Return to Campus. In coming days, faculty and staff will receive from the Office of Strategic HR an electronic “Return to Campus Guidebook.” The Guidebook outlines the range of health and safety measures, personal accommodations, and tips for remote and on-site work. If you have not completed your mandatory training or are not yet in the habit of using the Daily Health Self-Check on your Roar App, please do so now to ready for new norms.

In addition to—but not replacing—the Roar App, which monitors health and supports contact tracing on campus, is COVID Alert NJ, a new phone-to-phone exposure notification app released by the state to help with contact tracing throughout New Jersey. You can help the state in its contact tracing efforts by downloading the app. Find more information and the download link here.

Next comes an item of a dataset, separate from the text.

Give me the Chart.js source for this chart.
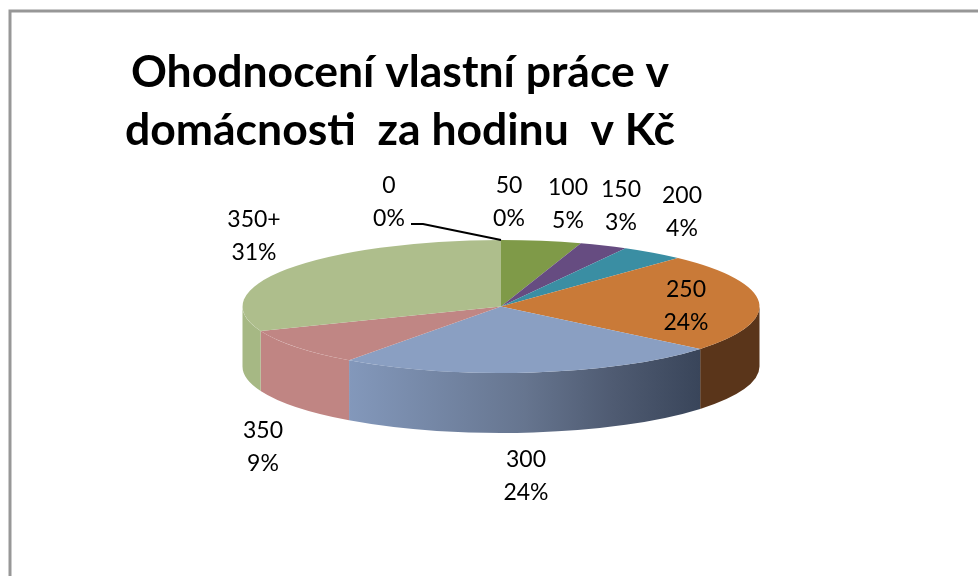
<!DOCTYPE html>
<html>
<head>
<meta charset="utf-8">
<style>
html,body{margin:0;padding:0;background:#fff;overflow:hidden}
#wrap{width:978px;height:576px;position:relative}
canvas{display:block}
</style>
<script src="https://cdn.jsdelivr.net/npm/chart.js@4"></script>
</head>
<body>
<div id="wrap"><canvas id="c" width="978" height="576"></canvas></div>
<script>
const titleLines = ['Ohodnocení vlastní práce v', 'domácnosti  za hodinu  v Kč'];
const categories = ['0', '50', '100', '150', '200', '250', '300', '350', '350+'];
const shares = [0, 0, 5, 3, 4, 24, 24, 9, 31];
const topColors = ['#4f81bd', '#c0504d', '#7f9a48', '#664c81', '#3a8ea3', '#c97a38', '#8a9fc2', '#c08684', '#aebe8c'];
const wallColors = [null, null, '#5f7336', '#4c3961', '#2b6a7a', '#5a351a', 'GRAD', '#c08583', '#a6b884'];
const wallGradient = [[0, '#8398bb'], [0.5, '#66758f'], [0.75, '#4f5b72'], [1, '#39455a']];
const labelAnchors = [[389,186],[509,186],[568,188],[621,190],[682,196],[686,290],[526,460],[263,431],[254,220]];

const PIE = {cx: 501, cy: 306.5, rx: 258.5, ry: 66.5, depth: 60};
const LABEL_FONT = '23px Lato, Carlito, sans-serif';
const LINE_GAP = 33;

function pieAngles(chart) {
  return chart.getDatasetMeta(0).data.map(a => a.getProps(['startAngle', 'endAngle', 'x', 'y'], true));
}

const frame = {
  id: 'frame',
  beforeDraw(chart) {
    const c = chart.ctx;
    c.save();
    c.strokeStyle = '#979797';
    c.lineWidth = 3;
    c.strokeRect(10, 11, 2000, 2000);
    c.restore();
  }
};

const pie3d = {
  id: 'pie3d',
  beforeDatasetsDraw(chart) {
    const c = chart.ctx;
    const angs = pieAngles(chart);
    const p = PIE;
    c.save();
    angs.forEach((a, i) => {
      let st = a.startAngle, en = a.endAngle;
      // normalise to 0..2PI and clip to the visible front half (0..PI)
      const two = 2 * Math.PI;
      while (st < 0) { st += two; en += two; }
      const ranges = [[st, en], [st - two, en - two]];
      ranges.forEach(([f, t]) => {
        const lo = Math.max(f, 0), hi = Math.min(t, Math.PI);
        if (hi <= lo) return;
        c.beginPath();
        c.ellipse(p.cx, p.cy, p.rx, p.ry, 0, lo, hi);
        c.ellipse(p.cx, p.cy + p.depth, p.rx, p.ry, 0, hi, lo, true);
        c.closePath();
        if (wallColors[i] === 'GRAD') {
          const x0 = p.cx + p.rx * Math.cos(hi), x1 = p.cx + p.rx * Math.cos(lo);
          const g = c.createLinearGradient(x0, 0, x1, 0);
          wallGradient.forEach(([o, col]) => g.addColorStop(o, col));
          c.fillStyle = g;
        } else {
          c.fillStyle = wallColors[i];
        }
        c.fill();
      });
    });
    c.restore();
    // squash the library's own pie into the tilted ellipse
    const a0 = angs[0];
    const r = chart.getDatasetMeta(0).data[0].outerRadius;
    c.save();
    c.translate(p.cx, p.cy);
    c.scale(p.rx / r, p.ry / r);
    c.translate(-a0.x, -a0.y);
  },
  afterDatasetsDraw(chart) {
    const c = chart.ctx;
    c.restore();
    const p = PIE;
    const total = shares.reduce((x, y) => x + y, 0);
    // leader line of the zero slice
    const ang = pieAngles(chart)[0].startAngle;
    c.save();
    c.strokeStyle = '#000';
    c.lineWidth = 2;
    c.beginPath();
    c.moveTo(411, 224);
    c.lineTo(423, 224);
    c.lineTo(p.cx + p.rx * Math.cos(ang), p.cy + p.ry * Math.sin(ang));
    c.stroke();
    c.fillStyle = '#000';
    c.font = LABEL_FONT;
    c.textAlign = 'center';
    c.textBaseline = 'middle';
    categories.forEach((name, i) => {
      const [x, y] = labelAnchors[i];
      c.fillText(name, x, y);
      c.fillText(Math.round(shares[i] / total * 100) + '%', x, y + LINE_GAP);
    });
    c.restore();
  }
};

new Chart(document.getElementById('c'), {
  type: 'pie',
  data: {
    labels: categories,
    datasets: [{
      data: shares,
      backgroundColor: topColors,
      borderWidth: 0,
      clip: false
    }]
  },
  options: {
    responsive: false,
    animation: false,
    layout: {padding: {left: 0, right: 178, top: 0, bottom: 0}},
    plugins: {
      legend: {display: false},
      tooltip: {enabled: false},
      title: {
        display: true,
        text: titleLines,
        fullSize: false,
        color: '#000',
        font: {family: 'Lato, Carlito, sans-serif', size: 44.5, weight: 'bold', lineHeight: 1.3},
        padding: {top: 44, bottom: 10}
      }
    }
  },
  plugins: [frame, pie3d]
});
</script>
</body>
</html>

Dashboard. By now many of you are familiar with the TCNJ COVID-19 Dashboard, accessible from the TCNJ website home page or directly here. The dashboard updates daily with the number of positive cases differentiated by on-and off-campus students and employees. These data are shown for both a rolling 14-day report and cumulative counts since August 25. As of this writing, most cases are off-campus student counts, all of which have led to contact tracing, quarantine, or isolation as appropriate.

Many thanks go to our 24/7 COVID Response Team, led by Contact Outreach Coordinator, Rafia Siddiq, and the team of experts from the Dean of Students Office, Strategic HR, Student Health Services, Risk Management, Campus Police Services, and IT. They are in daily contact with the Ewing Health Department and others in the state to execute our protocol, provide and post data, and keep us prepared and informed.

FY21 Budget. Last but not least, this past Tuesday, Governor Murphy signed the FY21 9-month state budget, which finalizes one major revenue source for TCNJ. (Normally, this is a 12-month budget, but due to pandemic disruptions, state entities operated from July 1-September 30, 2020, in an alternatively funded “fifth quarter” of FY20.) Thanks to substantial advocacy and the state’s success at obtaining and using borrowing capacity, TCNJ and other public colleges and universities will receive roughly the same amount of money in FY21 as they did in FY20.

The budget also reflects actual numbers for fall enrollment, the other major revenue driver for TCNJ. Overall, undergraduate enrollments are lower than last year, yet higher than we budgeted, having anticipated a significant drop. Transfer enrollments and graduate enrollments are slightly higher than the previous year and exceeded budget estimates.

Overall, the budget, at $238 million, is smaller than in previous years, a reflection of the significantly lower revenues—and significantly lower expenditures from belt-tightening, including shared sacrifice from employee furloughs—necessitated by our remote-only arrangements. While it is early in the fiscal year and uncertainty still lies ahead, the resulting budget allows us to reduce the amount of money we must take from reserves to create a balanced budget, assuming some residential occupancy and on-campus presence in spring semester.

I go to bed and wake up wishing I could satisfy the COVID-based interests of individuals and groups on and off campus—students, parents, staff, faculty, visitors, alumni, and friends. This is not possible, given the diametric variance in wants, needs, risk tolerance, health and safety expectations, and more. Still, it brings me comfort that our diversities have a common thread of caring for one another and for this dear college. Thank you, TCNJ, for this immense gift of motivation and inspiration as we navigate the weeks ahead.